The picture of Dorian Gray

Plot:

The novel is set in London at the end of the 19th century. The protagonist is Dorian Gray, a toung man whose beauty fasciantes a painter, Basil Hallward, who paints his portrait. While the young man’s desires are satisfied, including that of eternal youth, the sign of age, experiences and vices appear on the portrait. Dorian lives only for pleasure making use of everybody and letting people die because of his insensivity.

When the painter sees the corrupted image of the portrait, Dorian kills him. Later Dorian, wants to free himself of the portrait, witness to his spiritual corruption, and stabs it,  but he mysteriously kills himself.

At the very moment of death the picture returns to its original purity, and Dorian’s face becomes “withered, wrinkled, and loathsome” .

 

Allegorical meaning:

This  story is profoundly allegorical; it’s a 19th century version of the myth of Faust the story of a man who sells his soul to the devil so that all his desideres might be satisfied. This soul becomes the picture, which records the signs of experience, the corruption, the horror and the sins concealed under the mask of Dorian’s timeless beauty. Wilde plays on the Reinassance idea of the correspondence between the physical and spiritual realms: beautiful people are moral people; ugly people are immoral people. His variation on this theme is in use of the magical portrait. The  picture is not an autonomous self: it stands for the dark side of Dorian’s personality, his double, which he tries to forget by locking it in a room.

The moral of this novel is that every excess must be punished and reality cannot be escaped; when Dorian destroys the picture, he cannot avoid the punishment for all his sins, that is, death.

The horribly corrupting picture and the beautiful Dorian could be symbolic of the immortality and bad coscience of the Victorian Middle Class hidden behind an appearence of innocence and outward respectability.

 

Victorian’s double personality: the victorian compromise.

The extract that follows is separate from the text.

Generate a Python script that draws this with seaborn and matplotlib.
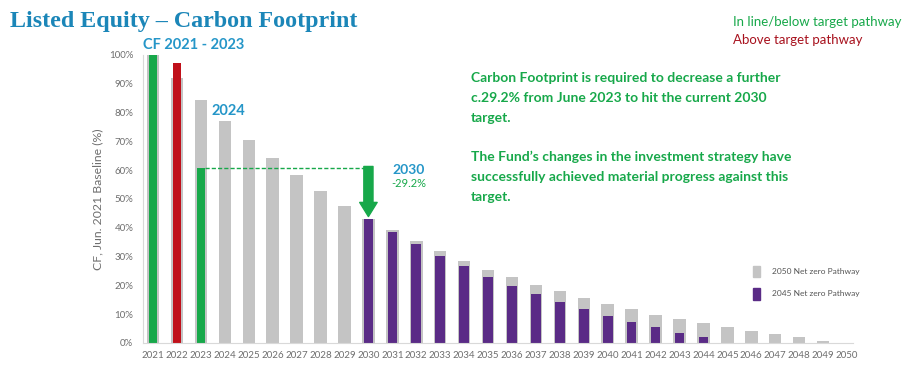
import matplotlib
matplotlib.use("Agg")
import matplotlib.pyplot as plt
from matplotlib.patches import Patch
import seaborn as sns
import pandas as pd

# ---- data -------------------------------------------------------------
years = [str(y) for y in range(2021, 2051)]

pathway_2050 = [100, 91.9, 84.3, 77.2, 70.5, 64.1, 58.2, 52.7, 47.5, 43.2,
                39.2, 35.3, 31.8, 28.5, 25.4, 22.9, 20.2, 17.9, 15.5, 13.6,
                11.7, 9.8, 8.3, 6.9, 5.5, 4.0, 3.0, 2.0, 0.8, 0.0]

pathway_2045_years = [str(y) for y in range(2030, 2051)]
pathway_2045 = [42.9, 38.6, 34.5, 30.3, 26.6, 22.9, 19.9, 17.1, 14.4, 11.7,
                9.5, 7.2, 5.7, 3.4, 2.0, 0.0, 0.0, 0.0, 0.0, 0.0, 0.0]

cf_years = ["2021", "2022", "2023"]
cf_values = [100, 97.2, 60.9]
cf_status = ["In line/below target pathway", "Above target pathway",
             "In line/below target pathway"]

target_2030_change = "-29.2%"

# ---- colours ----------------------------------------------------------
GREEN = "#17a84a"
RED = "#c0101a"
GREY = "#c4c4c4"
PURPLE = "#5a2b86"
BLUE = "#2596c8"
TITLE_BLUE = "#1b86b8"
TICK_GREY = "#6e6e6e"

sns.set_theme(style="white")
plt.rcParams["font.family"] = ["Lato", "DejaVu Sans"]

W, H = 917, 365
fig = plt.figure(figsize=(W / 100, H / 100), dpi=100)
fig.patch.set_facecolor("white")

ax = fig.add_axes([143 / W, 1 - 343 / H, (853 - 143) / W, (343 - 55) / H])

df50 = pd.DataFrame({"year": years, "value": pathway_2050})
df45 = pd.DataFrame({"year": pathway_2045_years, "value": pathway_2045})
dfcf = pd.DataFrame({"year": cf_years, "value": cf_values, "status": cf_status})

bar_kw = dict(saturation=1, linewidth=0, edgecolor="none", ax=ax)
sns.barplot(data=df50, x="year", y="value", order=years, color=GREY,
            width=0.52, **bar_kw)
sns.barplot(data=df45, x="year", y="value", order=years, color=PURPLE,
            width=0.40, **bar_kw)
sns.barplot(data=dfcf, x="year", y="value", order=years, hue="status",
            palette={"In line/below target pathway": GREEN,
                     "Above target pathway": RED},
            dodge=False, width=0.36, legend=False, **bar_kw)

ax.set_xlim(-0.42, 29.25)
ax.set_ylim(0, 100)
ax.set_yticks(range(0, 101, 10))
ax.set_yticklabels([f"{v}%" for v in range(0, 101, 10)])
ax.set_xlabel("")
ax.set_ylabel("CF, Jun. 2021 Baseline (%)", fontsize=8.8, color=TICK_GREY,
              labelpad=4)
ax.tick_params(axis="both", length=0, labelsize=7, colors=TICK_GREY)
ax.tick_params(axis="y", pad=7)
ax.tick_params(axis="x", pad=6)
for side in ["top", "right"]:
    ax.spines[side].set_visible(False)
for side in ["left", "bottom"]:
    ax.spines[side].set_color("#d9d9d9")
    ax.spines[side].set_linewidth(0.8)

# dashed reference from the 2023 footprint to the 2030 target
y23 = cf_values[2]
ax.plot([2.18, 9.0], [y23, y23], color=GREEN, lw=1.0, ls=(0, (3, 1.5)))
ax.annotate("", xy=(9, pathway_2045[0] + 1.0), xytext=(9, y23 + 0.4),
            arrowprops=dict(arrowstyle="simple,head_width=1.05,head_length=0.85,tail_width=0.55",
                            color=GREEN, mutation_scale=12, shrinkA=0, shrinkB=0))

ax.text(10.0, 60.2, "2030", color=BLUE, fontsize=10, fontweight="bold",
        ha="left", va="center")
ax.text(9.95, 55.3, target_2030_change, color=GREEN, fontsize=8,
        ha="left", va="center")
ax.text(2.45, 80.5, "2024", color=BLUE, fontsize=10.5, fontweight="bold",
        ha="left", va="center")

# pathway legend
ax.legend(handles=[Patch(color=GREY), Patch(color=PURPLE)],
          labels=["2050 Net zero Pathway", "2045 Net zero Pathway"],
          loc="upper left", bbox_to_anchor=(745 / W, 1 - 258 / H),
          bbox_transform=fig.transFigure, frameon=False, fontsize=6,
          handlelength=0.9, handleheight=1.8, handletextpad=1.5,
          labelspacing=1.25, labelcolor="#555555")

# title, period label and status key
fig.text(10 / W, 1 - 21 / H, "Listed Equity \u2013 Carbon Footprint",
         family=["Liberation Serif", "DejaVu Serif"], fontsize=17.3,
         fontweight="bold", color=TITLE_BLUE, ha="left", va="center")
fig.text(143 / W, 1 - 45 / H, "CF 2021 - 2023", color=BLUE, fontsize=10.5,
         fontweight="bold", ha="left", va="center")
fig.text(733 / W, 1 - 22 / H, "In line/below target pathway", color=GREEN,
         fontsize=9.5, ha="left", va="center")
fig.text(733 / W, 1 - 40 / H, "Above target pathway", color="#a8121e",
         fontsize=9.5, ha="left", va="center")

# commentary
para1 = ["Carbon Footprint is required to decrease a further",
         "c.29.2% from June 2023 to hit the current 2030",
         "target."]
para2 = ["The Fund\u2019s changes in the investment strategy have",
         "successfully achieved material progress against this",
         "target."]
for i, line in enumerate(para1):
    fig.text(471 / W, 1 - (78 + 20 * i) / H, line, color=GREEN, fontsize=10,
             fontweight="bold", ha="left", va="center")
for i, line in enumerate(para2):
    fig.text(471 / W, 1 - (157 + 20 * i) / H, line, color=GREEN, fontsize=10,
             fontweight="bold", ha="left", va="center")

fig.savefig("out.png", dpi=100, facecolor="white")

Victorian’s values could be considered a sort of mask of the society, which hide the dark shadow of the human being as the picture of Dorian Gray done.  The Victorians were great moraliser, probably because they faced numerous problems on such a scale that they felt obligated to advocate certain values which offered solution or escapes.

As the rule the values they promoted reflected not the world as they saw it, the harsh social reality around them, but the world as they would have liked it to be.  Probably the most persistently advocated notion throughout the 19th Century was the need to work hard.  The idea of respectability distingueshed the middle from the lower class. Respectability was a mixture of both morality and hypocrisy, severity and conformity to social standards. It implied the possession of good manners, the ownership of a confortable house with servants and a carriage, regular attendance at church, and charitable attivities. Philanthrophy was broadly-based Victorian phenomenon with a range and diversity of interests: it addressed itself to every kind of poverty, to “stay children”, “fallen women” and “drunken men” and absorbed the energies of thousands of Victorian’s, large numbers of whom where women. The concept of “fallen women”  was a fate imposed upon thousands of women by a society with an intense concern for female chastity. Single women with a child suffered the worst of society’s punishments: they were ostracised.

Sexuality was generally repressed in it’s public and private forms, and moralising “ prudery” in it’s most extreme manifestations led to the denunciation of nudity in art. Patriotism was deeply influenced by ideas of racial superiority.  There emerged a powerful belief that the races of the world were divided by fundamental physical and intellectual differences, that somewhere destined to be led by others.  However, their self-confidence and moral certainties were only one element in a complex framework of Victorian ideals. It was, after all, an age riddled with contraddictions and doubts, notably about religion and, increasingly, about the relationship between science and belief.